_Task statement_.
Your output must consist solely of the lines from the "Clone this diagram in TikZ." line through the "(y4) at (0,331);" line, exactly as written, without images.
==== Given records
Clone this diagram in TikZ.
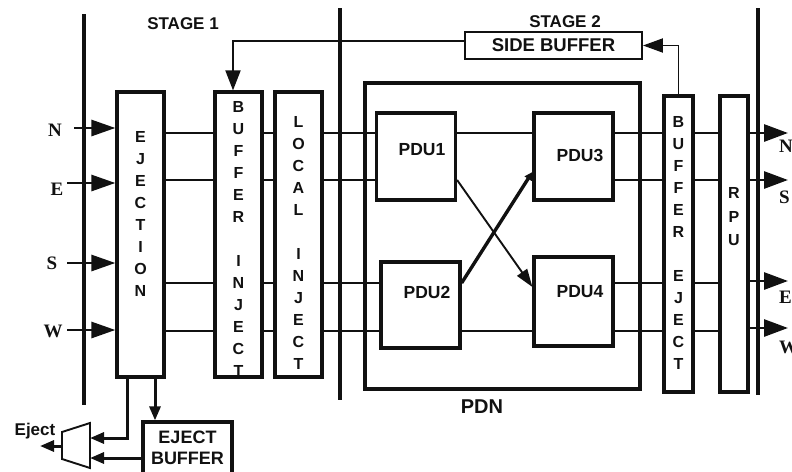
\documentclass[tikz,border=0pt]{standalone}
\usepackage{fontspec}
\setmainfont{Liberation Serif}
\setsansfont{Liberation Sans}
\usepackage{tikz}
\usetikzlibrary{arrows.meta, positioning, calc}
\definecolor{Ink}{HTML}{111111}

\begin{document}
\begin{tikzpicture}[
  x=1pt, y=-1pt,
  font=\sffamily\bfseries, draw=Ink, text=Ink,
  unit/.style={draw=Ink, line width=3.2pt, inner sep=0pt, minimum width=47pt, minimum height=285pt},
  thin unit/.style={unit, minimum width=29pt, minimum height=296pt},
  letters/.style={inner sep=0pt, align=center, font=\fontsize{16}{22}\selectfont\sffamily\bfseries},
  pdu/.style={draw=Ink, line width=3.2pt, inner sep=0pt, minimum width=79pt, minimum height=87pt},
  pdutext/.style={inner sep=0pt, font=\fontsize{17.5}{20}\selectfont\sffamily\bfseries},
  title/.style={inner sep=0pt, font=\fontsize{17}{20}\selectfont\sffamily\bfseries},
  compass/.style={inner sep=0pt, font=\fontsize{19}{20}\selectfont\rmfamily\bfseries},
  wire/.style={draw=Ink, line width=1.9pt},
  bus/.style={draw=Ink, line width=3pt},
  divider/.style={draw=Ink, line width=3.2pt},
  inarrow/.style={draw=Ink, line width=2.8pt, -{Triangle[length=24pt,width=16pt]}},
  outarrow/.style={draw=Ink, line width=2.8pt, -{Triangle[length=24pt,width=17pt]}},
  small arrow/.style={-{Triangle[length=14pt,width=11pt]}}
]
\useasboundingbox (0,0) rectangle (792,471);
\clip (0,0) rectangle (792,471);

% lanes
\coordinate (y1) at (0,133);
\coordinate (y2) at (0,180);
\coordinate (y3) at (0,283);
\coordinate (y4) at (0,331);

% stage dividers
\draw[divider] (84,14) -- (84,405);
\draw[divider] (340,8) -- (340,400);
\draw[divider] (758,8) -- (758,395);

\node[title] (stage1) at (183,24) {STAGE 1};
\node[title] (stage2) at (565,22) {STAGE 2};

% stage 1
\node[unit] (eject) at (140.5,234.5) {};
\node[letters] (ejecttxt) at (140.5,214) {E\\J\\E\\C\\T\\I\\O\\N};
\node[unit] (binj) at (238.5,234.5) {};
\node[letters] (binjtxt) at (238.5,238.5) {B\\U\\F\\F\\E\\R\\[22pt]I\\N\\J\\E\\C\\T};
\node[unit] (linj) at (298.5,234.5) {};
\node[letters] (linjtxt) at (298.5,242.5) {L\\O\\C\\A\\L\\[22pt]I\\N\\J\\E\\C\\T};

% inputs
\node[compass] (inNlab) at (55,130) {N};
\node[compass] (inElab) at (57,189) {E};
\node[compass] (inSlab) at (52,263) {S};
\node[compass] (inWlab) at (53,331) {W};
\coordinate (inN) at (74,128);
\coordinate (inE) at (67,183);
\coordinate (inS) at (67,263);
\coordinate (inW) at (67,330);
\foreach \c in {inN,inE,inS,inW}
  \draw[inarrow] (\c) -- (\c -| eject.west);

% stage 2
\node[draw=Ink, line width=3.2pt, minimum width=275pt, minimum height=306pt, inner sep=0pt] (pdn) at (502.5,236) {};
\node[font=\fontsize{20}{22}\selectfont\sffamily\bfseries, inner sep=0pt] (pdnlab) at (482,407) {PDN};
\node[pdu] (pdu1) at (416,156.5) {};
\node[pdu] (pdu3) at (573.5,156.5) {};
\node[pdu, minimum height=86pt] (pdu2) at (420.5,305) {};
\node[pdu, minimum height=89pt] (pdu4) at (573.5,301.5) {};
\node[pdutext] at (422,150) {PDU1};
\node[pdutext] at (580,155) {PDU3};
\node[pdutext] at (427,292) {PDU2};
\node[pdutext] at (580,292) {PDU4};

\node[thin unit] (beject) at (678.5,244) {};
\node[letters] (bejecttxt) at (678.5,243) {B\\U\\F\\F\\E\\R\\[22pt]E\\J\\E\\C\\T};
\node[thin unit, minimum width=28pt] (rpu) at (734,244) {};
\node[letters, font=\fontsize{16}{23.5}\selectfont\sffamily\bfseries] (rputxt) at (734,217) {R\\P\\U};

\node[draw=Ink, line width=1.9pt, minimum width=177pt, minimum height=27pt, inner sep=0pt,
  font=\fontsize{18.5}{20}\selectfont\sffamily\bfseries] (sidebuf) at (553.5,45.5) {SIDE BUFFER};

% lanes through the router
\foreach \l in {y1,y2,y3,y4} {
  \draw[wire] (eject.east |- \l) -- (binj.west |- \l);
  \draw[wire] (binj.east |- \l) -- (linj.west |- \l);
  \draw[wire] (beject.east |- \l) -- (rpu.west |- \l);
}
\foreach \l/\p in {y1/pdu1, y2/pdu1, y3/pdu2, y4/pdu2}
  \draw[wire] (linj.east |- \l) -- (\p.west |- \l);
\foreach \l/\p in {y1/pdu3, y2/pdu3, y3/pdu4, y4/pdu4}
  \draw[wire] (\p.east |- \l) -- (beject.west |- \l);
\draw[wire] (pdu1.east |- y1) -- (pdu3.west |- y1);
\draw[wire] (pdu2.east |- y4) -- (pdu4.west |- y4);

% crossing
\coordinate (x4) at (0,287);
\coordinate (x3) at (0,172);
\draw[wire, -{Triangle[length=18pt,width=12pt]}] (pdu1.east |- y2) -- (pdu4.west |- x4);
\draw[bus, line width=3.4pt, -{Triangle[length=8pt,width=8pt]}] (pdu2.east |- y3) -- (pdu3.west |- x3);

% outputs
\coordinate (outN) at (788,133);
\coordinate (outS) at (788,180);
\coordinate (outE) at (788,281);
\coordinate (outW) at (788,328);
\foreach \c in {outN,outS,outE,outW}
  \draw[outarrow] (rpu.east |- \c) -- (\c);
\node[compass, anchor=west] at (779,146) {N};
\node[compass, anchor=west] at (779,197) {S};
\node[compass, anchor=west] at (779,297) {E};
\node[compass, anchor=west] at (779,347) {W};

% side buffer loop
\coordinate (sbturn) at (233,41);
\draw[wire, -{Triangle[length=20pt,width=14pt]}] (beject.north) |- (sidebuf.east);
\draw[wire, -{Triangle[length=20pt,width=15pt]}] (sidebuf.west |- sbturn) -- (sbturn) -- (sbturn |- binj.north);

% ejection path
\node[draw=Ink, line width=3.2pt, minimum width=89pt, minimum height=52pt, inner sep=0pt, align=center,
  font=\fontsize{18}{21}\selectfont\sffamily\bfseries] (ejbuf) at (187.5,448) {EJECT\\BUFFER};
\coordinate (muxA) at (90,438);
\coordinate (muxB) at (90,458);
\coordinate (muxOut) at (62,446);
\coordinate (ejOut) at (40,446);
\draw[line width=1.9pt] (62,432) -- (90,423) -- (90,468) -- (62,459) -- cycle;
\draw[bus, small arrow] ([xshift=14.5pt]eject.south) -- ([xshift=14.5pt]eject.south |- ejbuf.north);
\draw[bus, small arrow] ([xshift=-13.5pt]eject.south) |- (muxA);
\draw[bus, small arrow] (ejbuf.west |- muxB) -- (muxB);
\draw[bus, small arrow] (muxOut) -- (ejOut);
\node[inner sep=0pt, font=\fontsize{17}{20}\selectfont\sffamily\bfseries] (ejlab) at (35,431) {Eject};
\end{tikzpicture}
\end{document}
========
==== Given records
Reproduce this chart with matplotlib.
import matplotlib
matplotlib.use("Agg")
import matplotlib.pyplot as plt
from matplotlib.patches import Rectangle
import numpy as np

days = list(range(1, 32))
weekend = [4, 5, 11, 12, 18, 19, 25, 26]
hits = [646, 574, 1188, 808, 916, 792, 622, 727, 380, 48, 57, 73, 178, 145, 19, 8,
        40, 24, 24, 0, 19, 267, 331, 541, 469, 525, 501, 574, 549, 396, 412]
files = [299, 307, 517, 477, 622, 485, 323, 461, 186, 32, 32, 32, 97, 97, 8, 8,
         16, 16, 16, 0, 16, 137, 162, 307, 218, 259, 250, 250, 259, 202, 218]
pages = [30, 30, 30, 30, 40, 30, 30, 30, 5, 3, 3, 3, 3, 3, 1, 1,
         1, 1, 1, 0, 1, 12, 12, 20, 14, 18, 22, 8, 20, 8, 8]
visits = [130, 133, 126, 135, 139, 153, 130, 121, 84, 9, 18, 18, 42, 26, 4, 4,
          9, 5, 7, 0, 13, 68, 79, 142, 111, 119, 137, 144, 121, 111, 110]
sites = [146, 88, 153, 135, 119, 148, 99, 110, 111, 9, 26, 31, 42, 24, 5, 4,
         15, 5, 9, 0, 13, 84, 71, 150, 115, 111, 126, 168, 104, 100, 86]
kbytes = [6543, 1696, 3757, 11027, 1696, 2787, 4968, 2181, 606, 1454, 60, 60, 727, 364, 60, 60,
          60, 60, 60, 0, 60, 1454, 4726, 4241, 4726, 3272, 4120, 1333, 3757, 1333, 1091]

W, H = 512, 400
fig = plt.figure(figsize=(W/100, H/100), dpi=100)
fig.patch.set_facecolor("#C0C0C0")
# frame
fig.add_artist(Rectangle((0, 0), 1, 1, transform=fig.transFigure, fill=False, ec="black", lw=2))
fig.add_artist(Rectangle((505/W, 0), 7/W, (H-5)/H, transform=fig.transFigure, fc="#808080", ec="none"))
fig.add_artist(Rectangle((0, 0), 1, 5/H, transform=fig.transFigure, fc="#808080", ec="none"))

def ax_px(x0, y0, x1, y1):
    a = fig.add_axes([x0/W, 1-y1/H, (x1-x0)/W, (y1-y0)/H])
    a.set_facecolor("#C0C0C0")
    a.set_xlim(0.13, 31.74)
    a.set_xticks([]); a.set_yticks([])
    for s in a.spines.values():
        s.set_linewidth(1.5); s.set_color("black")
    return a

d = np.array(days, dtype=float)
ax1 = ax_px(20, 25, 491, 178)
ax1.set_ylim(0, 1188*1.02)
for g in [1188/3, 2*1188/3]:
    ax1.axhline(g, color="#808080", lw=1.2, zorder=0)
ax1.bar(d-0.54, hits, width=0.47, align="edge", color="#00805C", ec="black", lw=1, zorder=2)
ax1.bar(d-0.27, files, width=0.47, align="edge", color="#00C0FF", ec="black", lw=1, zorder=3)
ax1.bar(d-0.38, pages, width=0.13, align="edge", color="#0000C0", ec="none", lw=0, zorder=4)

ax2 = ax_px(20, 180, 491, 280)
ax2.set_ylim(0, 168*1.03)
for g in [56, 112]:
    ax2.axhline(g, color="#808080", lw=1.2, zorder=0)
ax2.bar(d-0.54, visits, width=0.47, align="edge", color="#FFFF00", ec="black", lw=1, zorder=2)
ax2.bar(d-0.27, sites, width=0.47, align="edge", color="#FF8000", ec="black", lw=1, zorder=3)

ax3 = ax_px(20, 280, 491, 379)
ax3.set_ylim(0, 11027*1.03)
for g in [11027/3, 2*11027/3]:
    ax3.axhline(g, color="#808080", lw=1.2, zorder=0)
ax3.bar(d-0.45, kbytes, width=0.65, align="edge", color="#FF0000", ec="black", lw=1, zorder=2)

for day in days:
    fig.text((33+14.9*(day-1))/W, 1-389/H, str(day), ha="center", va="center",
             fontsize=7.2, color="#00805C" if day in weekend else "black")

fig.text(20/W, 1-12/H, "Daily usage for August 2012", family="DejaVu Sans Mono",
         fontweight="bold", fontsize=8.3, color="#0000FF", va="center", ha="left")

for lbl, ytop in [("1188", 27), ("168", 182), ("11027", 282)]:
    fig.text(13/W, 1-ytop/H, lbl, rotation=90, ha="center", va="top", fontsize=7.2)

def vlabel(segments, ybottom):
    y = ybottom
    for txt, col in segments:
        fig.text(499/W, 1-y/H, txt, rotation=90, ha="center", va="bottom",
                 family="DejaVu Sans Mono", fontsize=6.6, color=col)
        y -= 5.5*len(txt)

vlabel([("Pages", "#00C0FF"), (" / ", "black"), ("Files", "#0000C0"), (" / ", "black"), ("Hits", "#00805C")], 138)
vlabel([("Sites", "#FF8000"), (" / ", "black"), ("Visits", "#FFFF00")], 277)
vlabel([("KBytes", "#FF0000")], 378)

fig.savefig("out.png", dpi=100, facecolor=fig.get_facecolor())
========
_Answer to the exercise_.
Clone this diagram in TikZ.
\documentclass[tikz,border=0pt]{standalone}
\usepackage{fontspec}
\setmainfont{Liberation Serif}
\setsansfont{Liberation Sans}
\usepackage{tikz}
\usetikzlibrary{arrows.meta, positioning, calc}
\definecolor{Ink}{HTML}{111111}

\begin{document}
\begin{tikzpicture}[
  x=1pt, y=-1pt,
  font=\sffamily\bfseries, draw=Ink, text=Ink,
  unit/.style={draw=Ink, line width=3.2pt, inner sep=0pt, minimum width=47pt, minimum height=285pt},
  thin unit/.style={unit, minimum width=29pt, minimum height=296pt},
  letters/.style={inner sep=0pt, align=center, font=\fontsize{16}{22}\selectfont\sffamily\bfseries},
  pdu/.style={draw=Ink, line width=3.2pt, inner sep=0pt, minimum width=79pt, minimum height=87pt},
  pdutext/.style={inner sep=0pt, font=\fontsize{17.5}{20}\selectfont\sffamily\bfseries},
  title/.style={inner sep=0pt, font=\fontsize{17}{20}\selectfont\sffamily\bfseries},
  compass/.style={inner sep=0pt, font=\fontsize{19}{20}\selectfont\rmfamily\bfseries},
  wire/.style={draw=Ink, line width=1.9pt},
  bus/.style={draw=Ink, line width=3pt},
  divider/.style={draw=Ink, line width=3.2pt},
  inarrow/.style={draw=Ink, line width=2.8pt, -{Triangle[length=24pt,width=16pt]}},
  outarrow/.style={draw=Ink, line width=2.8pt, -{Triangle[length=24pt,width=17pt]}},
  small arrow/.style={-{Triangle[length=14pt,width=11pt]}}
]
\useasboundingbox (0,0) rectangle (792,471);
\clip (0,0) rectangle (792,471);

% lanes
\coordinate (y1) at (0,133);
\coordinate (y2) at (0,180);
\coordinate (y3) at (0,283);
\coordinate (y4) at (0,331);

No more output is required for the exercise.